Tra le rovine, sebbene non sia possibile accertarne la collocazione, e situata la sepoltura di Erdiprando da Vidigulfo, monaco benedettino con un passato di soldato del Sacro Romano Impero, uomo di grande cultura e saggezza, il quale nelle sue “Cronache” di cui ci sono giunti solo frammenti e citazioni si pone l’accento sul ruolo di guida dell’Imperatore, che dev’essere un padre ed un pastore per il suo popolo, senza alcun desiderio di predominio sugli altri popoli. Erdiprando fu ucciso mentre tornava a Valle Christi da una questua da briganti che lo assalirono a tradimento.
Il complesso monastico duecentesco è inserito nella lista dei monumenti nazionali, e il grande fascino che emana non è dovuto solamente alla struttura sacra, ma anche ad una storia misteriosa che pare abbia avuto un tragico epilogo fra le sue mura, di cui diremo più avanti.
L’ubicazione poco soleggiata del convento, che favorisce la crescita di muschi e licheni, e lo stato di quasi totale abbandono, esaltano il fascino un po’ lugubre delle strutture gotiche, delle volte a crociera basse e buie, della totale assenza di ogni compiacimento decorativo, secondo la ferrea regola cistercense. In una posizione così particolare, in cui il monastero slancia le sue linee sul verdeggiante sfondo della collina, non possono mancare le leggende: in particolare si narra di un mistero legato a una suora e a un amore impossibile e proibito.

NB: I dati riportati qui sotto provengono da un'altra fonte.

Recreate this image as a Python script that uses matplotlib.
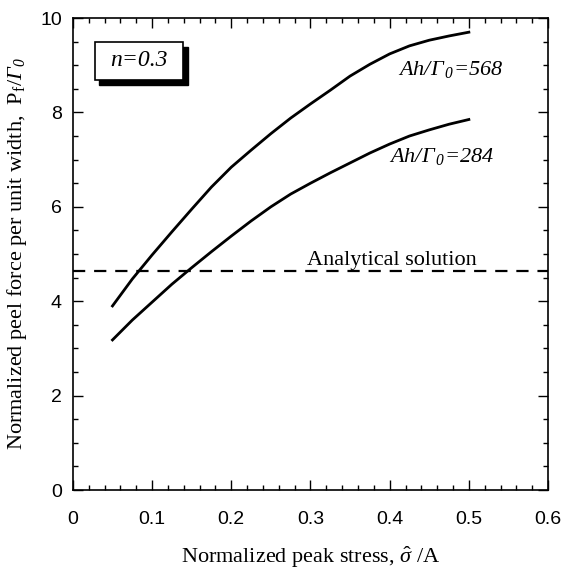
import numpy as np
import matplotlib.pyplot as plt
from matplotlib.patches import Rectangle
from matplotlib.ticker import MultipleLocator

plt.rcParams['mathtext.fontset'] = 'custom'
plt.rcParams['mathtext.rm'] = 'Liberation Serif'
plt.rcParams['mathtext.it'] = 'Liberation Serif:italic'
# bf slot used for fully italic text (digits / capital greek included)
plt.rcParams['mathtext.bf'] = 'Liberation Serif:italic'

# peak stress (normalized)
stress = [0.05, 0.075, 0.1, 0.125, 0.15, 0.175, 0.2, 0.225, 0.25, 0.275,
          0.3, 0.325, 0.35, 0.375, 0.4, 0.425, 0.45, 0.475, 0.5]
# normalized peel force
force_568 = [3.9, 4.47, 4.98, 5.47, 5.95, 6.42, 6.84, 7.2, 7.55, 7.88,
             8.18, 8.47, 8.77, 9.02, 9.24, 9.41, 9.53, 9.62, 9.70]
force_284 = [3.18, 3.6, 3.98, 4.36, 4.71, 5.05, 5.38, 5.7, 6.0, 6.27,
             6.5, 6.72, 6.93, 7.14, 7.33, 7.5, 7.63, 7.75, 7.85]
analytical = 4.63

xticks = [0, 0.1, 0.2, 0.3, 0.4, 0.5, 0.6]
xtick_labels = ['0', '0.1', '0.2', '0.3', '0.4', '0.5', '0.6']

serif = 'Liberation Serif'

fig = plt.figure(figsize=(5.65, 5.74), dpi=100)
ax = fig.add_axes([0.129, 0.1463, 0.841, 0.8223])

ax.plot(stress, force_568, color='black', lw=2)
ax.plot(stress, force_284, color='black', lw=2)
ax.axhline(analytical, color='black', lw=1.6, ls=(0, (5.5, 4)))

ax.set_xlim(0, 0.6)
ax.set_ylim(0, 10)
ax.set_xticks(xticks, xtick_labels)
ax.xaxis.set_minor_locator(MultipleLocator(0.02))
ax.yaxis.set_major_locator(MultipleLocator(2))
ax.yaxis.set_minor_locator(MultipleLocator(0.5))
ax.tick_params(which='both', direction='in', top=True, right=True, width=1)
ax.tick_params(which='major', length=7)
ax.tick_params(which='minor', length=3.5)
ax.tick_params(axis='x', which='major', pad=15)
ax.tick_params(axis='y', which='major', pad=8)
for lab in ax.get_xticklabels() + ax.get_yticklabels():
    lab.set_fontfamily('Liberation Sans')
    lab.set_fontsize(14)
for s in ax.spines.values():
    s.set_linewidth(1.2)

ax.set_xlabel(r'Normalized peak stress, $\hat{\sigma}$ /A', fontfamily=serif,
              fontsize=16, labelpad=12)
ax.set_ylabel(r'Normalized peel force per unit width,  P$_\mathrm{f}$/$\mathbf{\Gamma}_{\mathbf{0}}$',
              fontfamily=serif, fontsize=16, labelpad=8)

ax.text(0.403, 4.77, 'Analytical solution', fontfamily=serif, fontsize=16,
        ha='center', va='baseline')
ax.text(0.477, 8.79, r'$\mathbf{Ah/\Gamma_{\,0}}$=568', fontfamily=serif,
        style='italic', fontsize=16, ha='center', va='baseline')
ax.text(0.465, 6.95, r'$\mathbf{Ah/\Gamma_{\,0}}$=284', fontfamily=serif,
        style='italic', fontsize=16, ha='center', va='baseline')

# n=0.3 box with shadow
ax.add_patch(Rectangle((0.056, 0.859), 0.186, 0.08, transform=ax.transAxes,
                       facecolor='black', edgecolor='black', zorder=5, clip_on=False))
ax.add_patch(Rectangle((0.046, 0.869), 0.186, 0.08, transform=ax.transAxes,
                       facecolor='white', edgecolor='black', lw=1.2, zorder=6, clip_on=False))
ax.text(0.139, 0.909, 'n=0.3', transform=ax.transAxes, fontfamily=serif,
        style='italic', fontsize=17, ha='center', va='center', zorder=7)

fig.savefig('out.png', dpi=100)
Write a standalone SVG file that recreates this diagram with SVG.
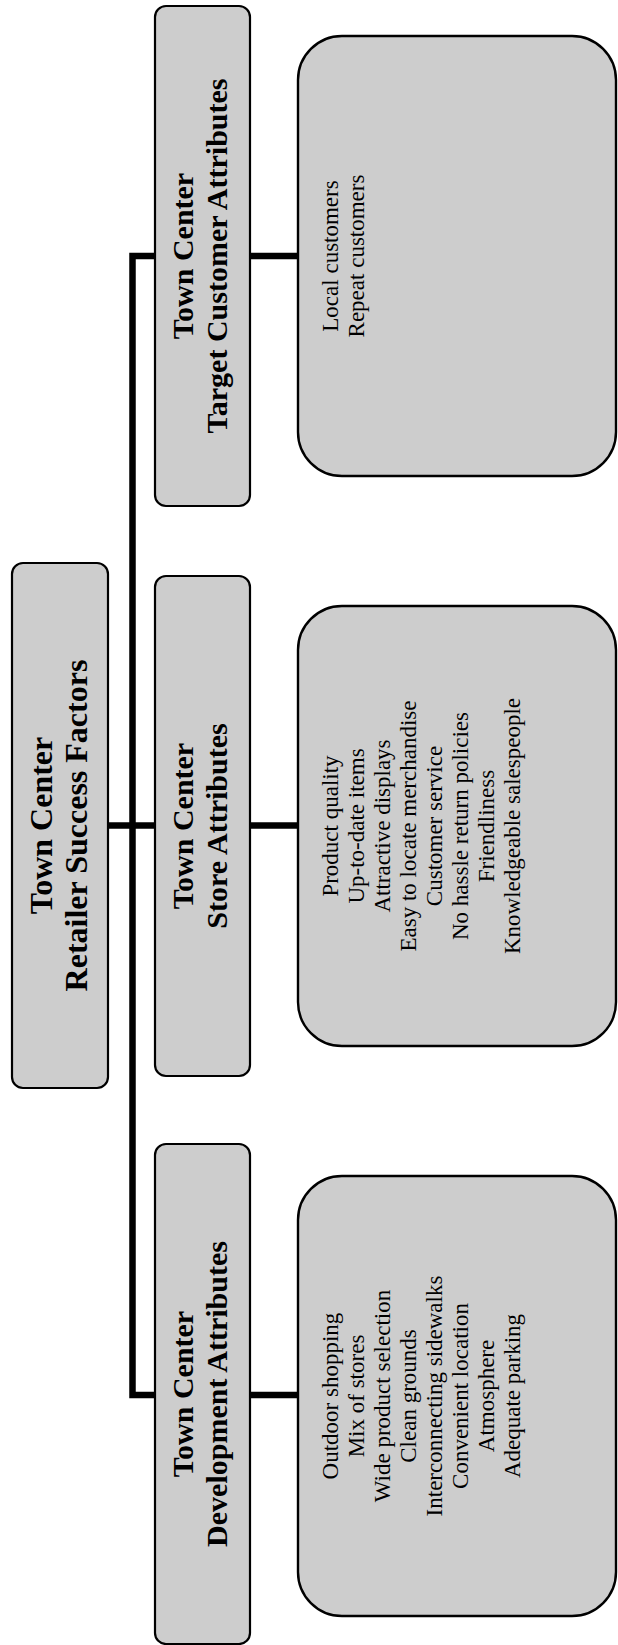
<svg xmlns="http://www.w3.org/2000/svg" width="618" height="1645" viewBox="0 0 618 1645">
<style>
.hdr{fill:#cdcdcd;stroke:#000;stroke-width:2.2}
.det{fill:#cdcdcd;stroke:#000;stroke-width:2.4}
.ht{font-family:"Liberation Serif","Times New Roman",serif;font-weight:bold;font-size:30px;fill:#000;text-anchor:middle}
.rt{font-family:"Liberation Serif","Times New Roman",serif;font-weight:bold;font-size:32px;fill:#000;text-anchor:middle}
.dt{font-family:"Liberation Serif","Times New Roman",serif;font-size:23px;fill:#000;text-anchor:middle}
.con{fill:none;stroke:#000;stroke-width:6.5;stroke-linejoin:miter;stroke-linecap:butt}
</style>
<rect width="618" height="1645" fill="#fff"/>
<g id="connectors">
<path class="con" d="M298 256 H132.5 V1395 H298"/>
<path class="con" d="M108 825.5 H298"/>
</g>
<g id="root">
<rect class="hdr" x="12" y="563" width="96" height="525" rx="11"/>
<g transform="translate(0,825.5) rotate(-90)">
<text class="rt" x="0" y="51.5">Town Center</text>
<text class="rt" x="0" y="87">Retailer Success Factors</text>
</g>
</g>
<g id="target-header">
<rect class="hdr" x="155" y="6" width="95" height="500" rx="11"/>
<g transform="translate(0,256) rotate(-90)">
<text class="ht" x="0" y="193">Town Center</text>
<text class="ht" x="0" y="227">Target Customer Attributes</text>
</g>
</g>
<g id="store-header">
<rect class="hdr" x="155" y="576" width="95" height="500" rx="11"/>
<g transform="translate(0,826) rotate(-90)">
<text class="ht" x="0" y="193">Town Center</text>
<text class="ht" x="0" y="227">Store Attributes</text>
</g>
</g>
<g id="development-header">
<rect class="hdr" x="155" y="1144" width="95" height="500" rx="11"/>
<g transform="translate(0,1394) rotate(-90)">
<text class="ht" x="0" y="193">Town Center</text>
<text class="ht" x="0" y="227">Development Attributes</text>
</g>
</g>
<g id="target-details">
<rect class="det" x="298" y="36" width="318" height="440" rx="44"/>
<g transform="translate(0,256) rotate(-90)">
<text class="dt" x="0" y="338">Local customers</text>
<text class="dt" x="0" y="364">Repeat customers</text>
</g>
</g>
<g id="store-details">
<rect class="det" x="298" y="606" width="318" height="440" rx="44"/>
<g transform="translate(0,826) rotate(-90)">
<text class="dt" x="0" y="338">Product quality</text>
<text class="dt" x="0" y="364">Up-to-date items</text>
<text class="dt" x="0" y="390">Attractive displays</text>
<text class="dt" x="0" y="416">Easy to locate merchandise</text>
<text class="dt" x="0" y="442">Customer service</text>
<text class="dt" x="0" y="468">No hassle return policies</text>
<text class="dt" x="0" y="494">Friendliness</text>
<text class="dt" x="0" y="520">Knowledgeable salespeople</text>
</g>
</g>
<g id="development-details">
<rect class="det" x="298" y="1176" width="318" height="440" rx="44"/>
<g transform="translate(0,1396) rotate(-90)">
<text class="dt" x="0" y="338">Outdoor shopping</text>
<text class="dt" x="0" y="364">Mix of stores</text>
<text class="dt" x="0" y="390">Wide product selection</text>
<text class="dt" x="0" y="416">Clean grounds</text>
<text class="dt" x="0" y="442">Interconnecting sidewalks</text>
<text class="dt" x="0" y="468">Convenient location</text>
<text class="dt" x="0" y="494">Atmosphere</text>
<text class="dt" x="0" y="520">Adequate parking</text>
</g>
</g>
</svg>
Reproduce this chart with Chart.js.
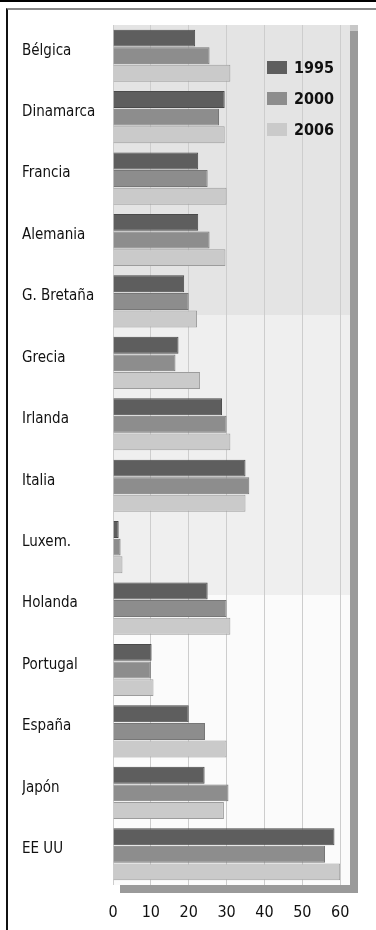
<!DOCTYPE html>
<html>
<head>
  <meta charset="utf-8">
  <title>Gasto por país</title>
  <style>
    body {
      margin: 0;
      background: #fff;
      font-family: "Liberation Sans Narrow", "DejaVu Sans Condensed", sans-serif;
    }
    #page {
      position: relative;
      width: 376px;
      height: 930px;
      overflow: hidden;
    }
    #topRule {
      position: absolute;
      left: 0; top: 0;
      width: 376px; height: 2px;
      background: #000;
    }
    #frame {
      position: absolute;
      left: 6px; top: 8px;
      width: 370px; height: 922px;
      border-top: 2px solid #888;
      border-left: 2px solid #111;
      box-sizing: border-box;
    }
    #chart {
      position: absolute;
      left: 0; top: 0;
    }
    #legend {
      position: absolute;
      left: 267px;
      top: 58px;
    }
    .legend-item {
      height: 31px;
      line-height: 19px;
      font-weight: bold;
      font-size: 16px;
      color: #111;
      white-space: nowrap;
    }
    .legend-item span {
      display: inline-block;
      width: 20px;
      height: 13px;
      margin-right: 7px;
      vertical-align: -1px;
    }
  </style>
</head>
<body>
  <div id="page">
    <canvas id="chart" width="376" height="930"></canvas>
    <div id="topRule"></div>
    <div id="frame"></div>
    <div id="legend"></div>
  </div>

  <script src="https://cdn.jsdelivr.net/npm/chart.js"></script>
  <script>
    const countries = [
      "Bélgica", "Dinamarca", "Francia", "Alemania", "G. Bretaña", "Grecia", "Irlanda",
      "Italia", "Luxem.", "Holanda", "Portugal", "España", "Japón", "EE UU"
    ];
    const years = ["1995", "2000", "2006"];
    const values1995 = [21.7, 29.5, 22.5, 22.5, 18.8, 17.3, 28.8, 35, 1.5, 25, 10.2, 20, 24.2, 58.5];
    const values2000 = [25.5, 28, 25, 25.5, 20, 16.5, 30, 36, 2, 30, 10, 24.3, 30.5, 56];
    const values2006 = [31, 29.5, 30, 29.7, 22.2, 23, 31, 35, 2.5, 31, 10.7, 30, 29.3, 60];
    const xTicks = [0, 10, 20, 30, 40, 50, 60];

    const fills = ["#5e5e5e", "#8d8d8d", "#cacaca"];
    const edges = ["#4a4a4a", "#777777", "#9c9c9c"];
    const font = "'Liberation Sans Narrow', 'DejaVu Sans Condensed', sans-serif";

    // plot background, 3D wall on the right and floor underneath
    const wallPlugin = {
      id: 'wall',
      beforeDraw(chart) {
        const { ctx, chartArea: a } = chart;
        ctx.save();
        ctx.fillStyle = '#e4e4e4';
        ctx.fillRect(a.left, a.top, a.right - a.left, 290);
        ctx.fillStyle = '#efefef';
        ctx.fillRect(a.left, a.top + 290, a.right - a.left, 280);
        ctx.fillStyle = '#fbfbfb';
        ctx.fillRect(a.left, a.top + 570, a.right - a.left, a.bottom - a.top - 570);
        // right wall
        ctx.fillStyle = '#9a9a9a';
        ctx.fillRect(a.right, a.top + 6, 8, a.bottom - a.top + 2);
        ctx.fillStyle = '#c8c8c8';
        ctx.fillRect(a.right, a.top, 8, 6);
        // floor
        ctx.fillStyle = '#9a9a9a';
        ctx.fillRect(a.left + 7, a.bottom, a.right - a.left + 1, 8);
        ctx.restore();
      }
    };

    new Chart(document.getElementById('chart'), {
      type: 'bar',
      data: {
        labels: countries,
        datasets: [values1995, values2000, values2006].map((vals, i) => ({
          label: years[i],
          data: vals,
          backgroundColor: fills[i],
          borderColor: edges[i],
          borderWidth: 1,
          barPercentage: 0.96,
          categoryPercentage: 0.86
        }))
      },
      options: {
        indexAxis: 'y',
        responsive: false,
        animation: false,
        layout: { padding: { left: 22, right: 26, top: 25, bottom: 0 } },
        plugins: {
          legend: { display: false },
          tooltip: { enabled: false }
        },
        scales: {
          x: {
            min: 0,
            max: 62.6,
            afterBuildTicks(scale) {
              scale.ticks = xTicks.map(v => ({ value: v }));
            },
            afterFit(scale) { scale.height = 45; },
            border: { display: false },
            grid: { color: '#cdcdcd', drawTicks: false },
            ticks: {
              padding: 18,
              color: '#111',
              font: { family: font, size: 16 }
            }
          },
          y: {
            afterFit(scale) { scale.width = 91; },
            border: { display: false },
            grid: { display: false },
            ticks: {
              crossAlign: 'far',
              labelOffset: -5,
              color: '#111',
              font: { family: font, size: 15 }
            }
          }
        }
      },
      plugins: [wallPlugin]
    });

    const legend = document.getElementById('legend');
    years.forEach((y, i) => {
      const item = document.createElement('div');
      item.className = 'legend-item';
      item.innerHTML = `<span style="background:${fills[i]}"></span>${y}`;
      legend.appendChild(item);
    });
  </script>
</body>
</html>
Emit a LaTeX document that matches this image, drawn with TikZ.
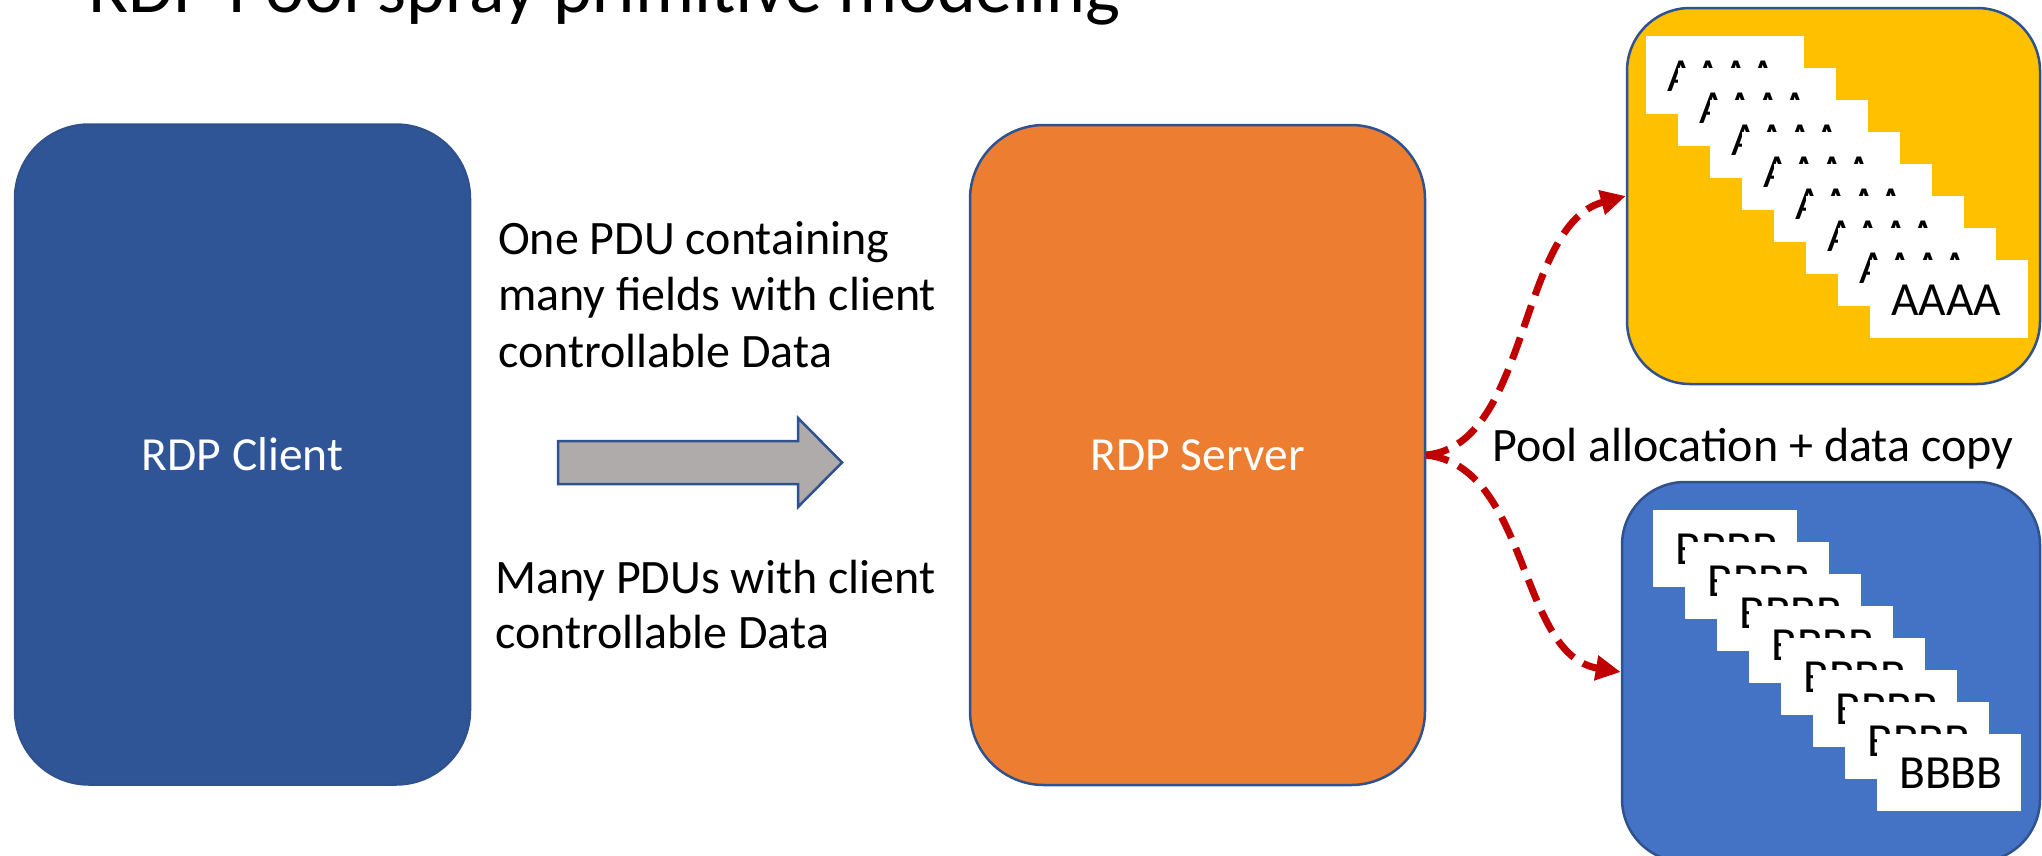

Si racconta infatti che una delle monache di clausura che hanno abitato il monastero di Valle Christi si sia innamorata perdutamente di un pastore. La relazione sentimentale la portò a trasgredire le regole della clausura, ma soprattutto della castità. Il risultato di questa passione segreta fu una gravidanza che la condusse ad un destino crudele: la sua colpa infatti venne punita murandola viva  in una delle celle del convento con la piccola creatura che aveva dato alla luce.
Si dice racconta che nelle notti senza luna si possa sentire salire dalle rovine un lugubre lamento che si diffonde nella campagna. Secondo alcuni è la voce disperata della suora, secondo altri è il lamento di Erdiprando da Vidigulfo.